Given request ::
Look through the data below and say how many of its lines contain "chart", adding nothing else.

Dataset content ::
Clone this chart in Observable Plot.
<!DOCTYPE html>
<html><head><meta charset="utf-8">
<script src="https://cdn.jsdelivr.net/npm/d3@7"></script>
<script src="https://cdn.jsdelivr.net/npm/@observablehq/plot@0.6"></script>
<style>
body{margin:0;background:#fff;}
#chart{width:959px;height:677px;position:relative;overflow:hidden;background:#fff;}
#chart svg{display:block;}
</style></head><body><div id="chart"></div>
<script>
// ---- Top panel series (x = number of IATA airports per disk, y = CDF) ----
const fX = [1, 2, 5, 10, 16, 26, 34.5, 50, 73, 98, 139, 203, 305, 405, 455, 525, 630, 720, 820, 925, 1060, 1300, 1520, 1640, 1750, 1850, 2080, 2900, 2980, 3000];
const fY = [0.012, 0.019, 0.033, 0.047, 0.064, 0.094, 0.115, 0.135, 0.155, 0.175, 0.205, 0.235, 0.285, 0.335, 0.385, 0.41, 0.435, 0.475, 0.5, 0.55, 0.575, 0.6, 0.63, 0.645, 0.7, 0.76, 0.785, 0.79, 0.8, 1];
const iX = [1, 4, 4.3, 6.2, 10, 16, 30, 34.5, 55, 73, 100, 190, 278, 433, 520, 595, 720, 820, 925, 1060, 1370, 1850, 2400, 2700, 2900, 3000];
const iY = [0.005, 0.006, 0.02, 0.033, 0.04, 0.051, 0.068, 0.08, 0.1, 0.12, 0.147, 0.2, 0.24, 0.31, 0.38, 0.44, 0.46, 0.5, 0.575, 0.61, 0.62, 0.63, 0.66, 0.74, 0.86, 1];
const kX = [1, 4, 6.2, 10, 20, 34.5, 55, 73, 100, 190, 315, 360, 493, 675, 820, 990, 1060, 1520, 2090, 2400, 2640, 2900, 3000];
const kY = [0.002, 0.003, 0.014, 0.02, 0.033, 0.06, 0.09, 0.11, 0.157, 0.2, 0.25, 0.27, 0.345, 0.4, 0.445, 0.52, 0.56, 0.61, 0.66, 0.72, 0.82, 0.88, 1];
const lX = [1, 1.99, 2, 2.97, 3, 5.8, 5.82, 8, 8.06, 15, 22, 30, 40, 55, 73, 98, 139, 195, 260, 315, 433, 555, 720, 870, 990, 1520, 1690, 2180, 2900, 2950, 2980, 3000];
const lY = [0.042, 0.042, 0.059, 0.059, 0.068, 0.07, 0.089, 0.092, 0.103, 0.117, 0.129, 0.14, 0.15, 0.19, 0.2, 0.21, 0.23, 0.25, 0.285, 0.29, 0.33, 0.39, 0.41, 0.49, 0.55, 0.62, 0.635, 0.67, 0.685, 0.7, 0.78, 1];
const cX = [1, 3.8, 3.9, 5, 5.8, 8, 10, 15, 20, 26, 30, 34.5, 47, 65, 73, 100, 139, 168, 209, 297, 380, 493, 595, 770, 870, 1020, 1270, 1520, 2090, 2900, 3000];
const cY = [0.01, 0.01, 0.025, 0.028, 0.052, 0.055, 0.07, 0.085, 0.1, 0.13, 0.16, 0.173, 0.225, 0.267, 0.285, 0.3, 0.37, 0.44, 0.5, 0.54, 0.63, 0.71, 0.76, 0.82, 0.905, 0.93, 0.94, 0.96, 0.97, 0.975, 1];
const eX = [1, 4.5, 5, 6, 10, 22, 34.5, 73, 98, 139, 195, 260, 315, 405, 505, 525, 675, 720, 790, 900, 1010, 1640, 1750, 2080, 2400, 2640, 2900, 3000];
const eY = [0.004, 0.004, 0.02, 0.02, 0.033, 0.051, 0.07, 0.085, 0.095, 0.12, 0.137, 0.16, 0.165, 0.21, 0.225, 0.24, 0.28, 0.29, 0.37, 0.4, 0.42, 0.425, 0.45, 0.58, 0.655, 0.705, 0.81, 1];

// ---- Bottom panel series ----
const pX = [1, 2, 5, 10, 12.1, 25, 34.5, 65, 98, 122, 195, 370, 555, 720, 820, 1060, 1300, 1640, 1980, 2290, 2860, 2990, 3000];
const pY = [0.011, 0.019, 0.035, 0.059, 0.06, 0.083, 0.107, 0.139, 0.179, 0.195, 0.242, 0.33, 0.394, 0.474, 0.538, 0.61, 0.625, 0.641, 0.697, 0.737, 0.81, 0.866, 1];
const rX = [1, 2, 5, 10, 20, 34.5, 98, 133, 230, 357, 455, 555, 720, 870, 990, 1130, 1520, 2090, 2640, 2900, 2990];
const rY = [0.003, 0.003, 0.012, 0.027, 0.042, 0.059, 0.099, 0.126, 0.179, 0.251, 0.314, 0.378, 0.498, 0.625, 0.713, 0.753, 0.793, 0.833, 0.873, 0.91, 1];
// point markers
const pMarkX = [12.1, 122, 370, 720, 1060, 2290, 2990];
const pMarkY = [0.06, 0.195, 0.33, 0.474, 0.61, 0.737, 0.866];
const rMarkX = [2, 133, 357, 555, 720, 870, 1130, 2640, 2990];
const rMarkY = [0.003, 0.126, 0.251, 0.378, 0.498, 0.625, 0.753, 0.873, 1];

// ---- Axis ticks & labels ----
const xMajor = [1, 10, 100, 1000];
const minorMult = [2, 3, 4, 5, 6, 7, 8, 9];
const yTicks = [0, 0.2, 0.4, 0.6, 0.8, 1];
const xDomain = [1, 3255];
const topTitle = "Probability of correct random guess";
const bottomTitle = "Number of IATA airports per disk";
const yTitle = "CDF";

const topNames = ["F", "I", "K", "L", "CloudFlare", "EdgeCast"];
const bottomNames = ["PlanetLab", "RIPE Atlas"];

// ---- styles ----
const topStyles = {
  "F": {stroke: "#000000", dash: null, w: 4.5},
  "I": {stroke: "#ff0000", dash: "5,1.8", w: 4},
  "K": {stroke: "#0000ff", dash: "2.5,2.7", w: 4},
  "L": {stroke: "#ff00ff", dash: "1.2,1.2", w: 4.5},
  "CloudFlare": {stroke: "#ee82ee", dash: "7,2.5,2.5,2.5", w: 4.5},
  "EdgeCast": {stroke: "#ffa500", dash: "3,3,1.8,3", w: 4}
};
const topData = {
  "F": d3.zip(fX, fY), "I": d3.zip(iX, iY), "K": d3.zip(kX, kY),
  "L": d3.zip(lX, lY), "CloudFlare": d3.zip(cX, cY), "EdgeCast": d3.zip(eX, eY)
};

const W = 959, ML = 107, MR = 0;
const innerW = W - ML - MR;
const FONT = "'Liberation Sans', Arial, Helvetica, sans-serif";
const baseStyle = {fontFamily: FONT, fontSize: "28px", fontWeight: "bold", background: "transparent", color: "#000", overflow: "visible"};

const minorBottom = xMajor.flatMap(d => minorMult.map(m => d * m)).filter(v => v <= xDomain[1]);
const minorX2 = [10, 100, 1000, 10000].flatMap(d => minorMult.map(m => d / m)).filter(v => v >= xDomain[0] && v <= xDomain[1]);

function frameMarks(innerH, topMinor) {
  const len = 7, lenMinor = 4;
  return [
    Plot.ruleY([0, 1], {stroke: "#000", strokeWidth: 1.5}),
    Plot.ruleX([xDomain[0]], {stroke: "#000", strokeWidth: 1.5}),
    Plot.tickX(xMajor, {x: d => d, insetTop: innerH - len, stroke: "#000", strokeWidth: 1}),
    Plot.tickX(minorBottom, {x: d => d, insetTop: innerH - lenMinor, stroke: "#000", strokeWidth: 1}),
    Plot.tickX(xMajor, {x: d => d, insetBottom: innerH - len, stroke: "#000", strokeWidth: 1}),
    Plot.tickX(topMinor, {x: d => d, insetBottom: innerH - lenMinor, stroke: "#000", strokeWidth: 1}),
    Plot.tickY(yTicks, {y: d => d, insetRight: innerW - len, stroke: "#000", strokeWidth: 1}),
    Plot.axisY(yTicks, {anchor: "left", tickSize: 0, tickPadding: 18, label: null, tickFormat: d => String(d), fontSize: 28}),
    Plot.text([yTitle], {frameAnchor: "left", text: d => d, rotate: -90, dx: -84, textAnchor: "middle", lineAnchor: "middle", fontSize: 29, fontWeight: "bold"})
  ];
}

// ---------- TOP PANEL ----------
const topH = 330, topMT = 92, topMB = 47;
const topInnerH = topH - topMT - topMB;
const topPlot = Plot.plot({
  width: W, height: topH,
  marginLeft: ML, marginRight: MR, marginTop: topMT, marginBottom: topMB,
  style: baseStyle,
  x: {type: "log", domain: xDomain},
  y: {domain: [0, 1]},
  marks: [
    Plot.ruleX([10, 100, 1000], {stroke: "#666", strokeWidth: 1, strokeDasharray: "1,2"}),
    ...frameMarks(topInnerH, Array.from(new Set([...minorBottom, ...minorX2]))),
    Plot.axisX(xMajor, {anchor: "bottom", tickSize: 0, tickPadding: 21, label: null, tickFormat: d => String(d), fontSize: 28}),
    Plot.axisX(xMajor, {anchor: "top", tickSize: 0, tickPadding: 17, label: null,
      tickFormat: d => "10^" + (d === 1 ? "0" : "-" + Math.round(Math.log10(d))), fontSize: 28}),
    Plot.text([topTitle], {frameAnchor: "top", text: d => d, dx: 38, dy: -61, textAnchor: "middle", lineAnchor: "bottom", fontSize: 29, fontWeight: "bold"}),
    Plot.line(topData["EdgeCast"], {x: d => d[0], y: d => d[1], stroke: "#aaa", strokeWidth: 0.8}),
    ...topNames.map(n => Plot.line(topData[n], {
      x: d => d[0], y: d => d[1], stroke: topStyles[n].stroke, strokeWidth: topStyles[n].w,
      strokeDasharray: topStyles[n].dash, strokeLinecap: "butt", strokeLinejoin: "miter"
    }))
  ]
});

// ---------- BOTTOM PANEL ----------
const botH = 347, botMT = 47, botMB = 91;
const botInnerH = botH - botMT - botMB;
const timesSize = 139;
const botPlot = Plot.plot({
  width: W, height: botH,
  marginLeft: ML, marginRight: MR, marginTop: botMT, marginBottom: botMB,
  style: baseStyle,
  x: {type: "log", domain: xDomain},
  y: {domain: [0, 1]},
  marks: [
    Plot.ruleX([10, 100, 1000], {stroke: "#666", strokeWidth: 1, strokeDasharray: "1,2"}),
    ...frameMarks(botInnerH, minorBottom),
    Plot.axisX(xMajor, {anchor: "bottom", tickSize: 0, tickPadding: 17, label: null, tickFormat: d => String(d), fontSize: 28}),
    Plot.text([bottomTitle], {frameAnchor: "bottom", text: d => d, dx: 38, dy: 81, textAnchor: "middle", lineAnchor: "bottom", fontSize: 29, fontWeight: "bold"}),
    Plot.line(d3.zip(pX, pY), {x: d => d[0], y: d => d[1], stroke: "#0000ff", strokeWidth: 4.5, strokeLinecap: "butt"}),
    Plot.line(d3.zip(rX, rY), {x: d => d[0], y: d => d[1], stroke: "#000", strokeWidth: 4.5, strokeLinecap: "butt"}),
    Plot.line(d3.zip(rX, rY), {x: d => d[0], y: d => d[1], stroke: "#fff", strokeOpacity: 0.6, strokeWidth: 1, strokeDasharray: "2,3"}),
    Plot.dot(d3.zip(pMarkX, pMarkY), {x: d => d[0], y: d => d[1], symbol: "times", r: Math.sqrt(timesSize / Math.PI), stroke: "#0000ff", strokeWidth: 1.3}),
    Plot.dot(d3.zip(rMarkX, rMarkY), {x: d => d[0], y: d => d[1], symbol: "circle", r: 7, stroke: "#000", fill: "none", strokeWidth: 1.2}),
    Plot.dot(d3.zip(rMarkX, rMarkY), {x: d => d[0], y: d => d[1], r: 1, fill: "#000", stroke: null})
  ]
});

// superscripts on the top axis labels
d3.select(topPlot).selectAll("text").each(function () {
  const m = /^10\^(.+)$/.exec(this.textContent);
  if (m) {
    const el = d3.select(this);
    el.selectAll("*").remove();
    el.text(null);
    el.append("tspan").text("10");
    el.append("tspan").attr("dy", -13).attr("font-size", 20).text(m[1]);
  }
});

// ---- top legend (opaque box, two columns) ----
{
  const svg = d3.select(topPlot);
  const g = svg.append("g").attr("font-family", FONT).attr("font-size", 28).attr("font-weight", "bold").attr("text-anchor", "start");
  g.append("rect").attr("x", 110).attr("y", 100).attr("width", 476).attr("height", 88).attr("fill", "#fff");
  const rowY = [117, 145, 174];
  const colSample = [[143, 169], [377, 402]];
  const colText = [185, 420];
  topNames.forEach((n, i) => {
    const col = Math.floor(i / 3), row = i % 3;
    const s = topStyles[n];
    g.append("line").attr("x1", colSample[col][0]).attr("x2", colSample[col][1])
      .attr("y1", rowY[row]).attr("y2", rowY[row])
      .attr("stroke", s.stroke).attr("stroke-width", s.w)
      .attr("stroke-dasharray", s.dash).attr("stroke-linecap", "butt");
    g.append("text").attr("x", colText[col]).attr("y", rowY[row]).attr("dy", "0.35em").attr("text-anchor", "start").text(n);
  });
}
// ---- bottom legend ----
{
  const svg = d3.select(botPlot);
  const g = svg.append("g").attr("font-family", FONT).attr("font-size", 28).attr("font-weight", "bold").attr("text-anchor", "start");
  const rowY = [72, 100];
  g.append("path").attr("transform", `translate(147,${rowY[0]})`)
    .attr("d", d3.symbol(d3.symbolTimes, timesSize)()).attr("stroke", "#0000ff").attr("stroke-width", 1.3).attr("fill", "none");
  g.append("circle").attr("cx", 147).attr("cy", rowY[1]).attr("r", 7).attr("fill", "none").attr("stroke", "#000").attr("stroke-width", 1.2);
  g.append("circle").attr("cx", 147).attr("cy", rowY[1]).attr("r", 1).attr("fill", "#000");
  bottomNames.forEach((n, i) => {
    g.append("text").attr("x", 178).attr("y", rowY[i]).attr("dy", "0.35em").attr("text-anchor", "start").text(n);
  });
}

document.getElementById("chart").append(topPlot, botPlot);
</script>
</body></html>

Exercise response ::
5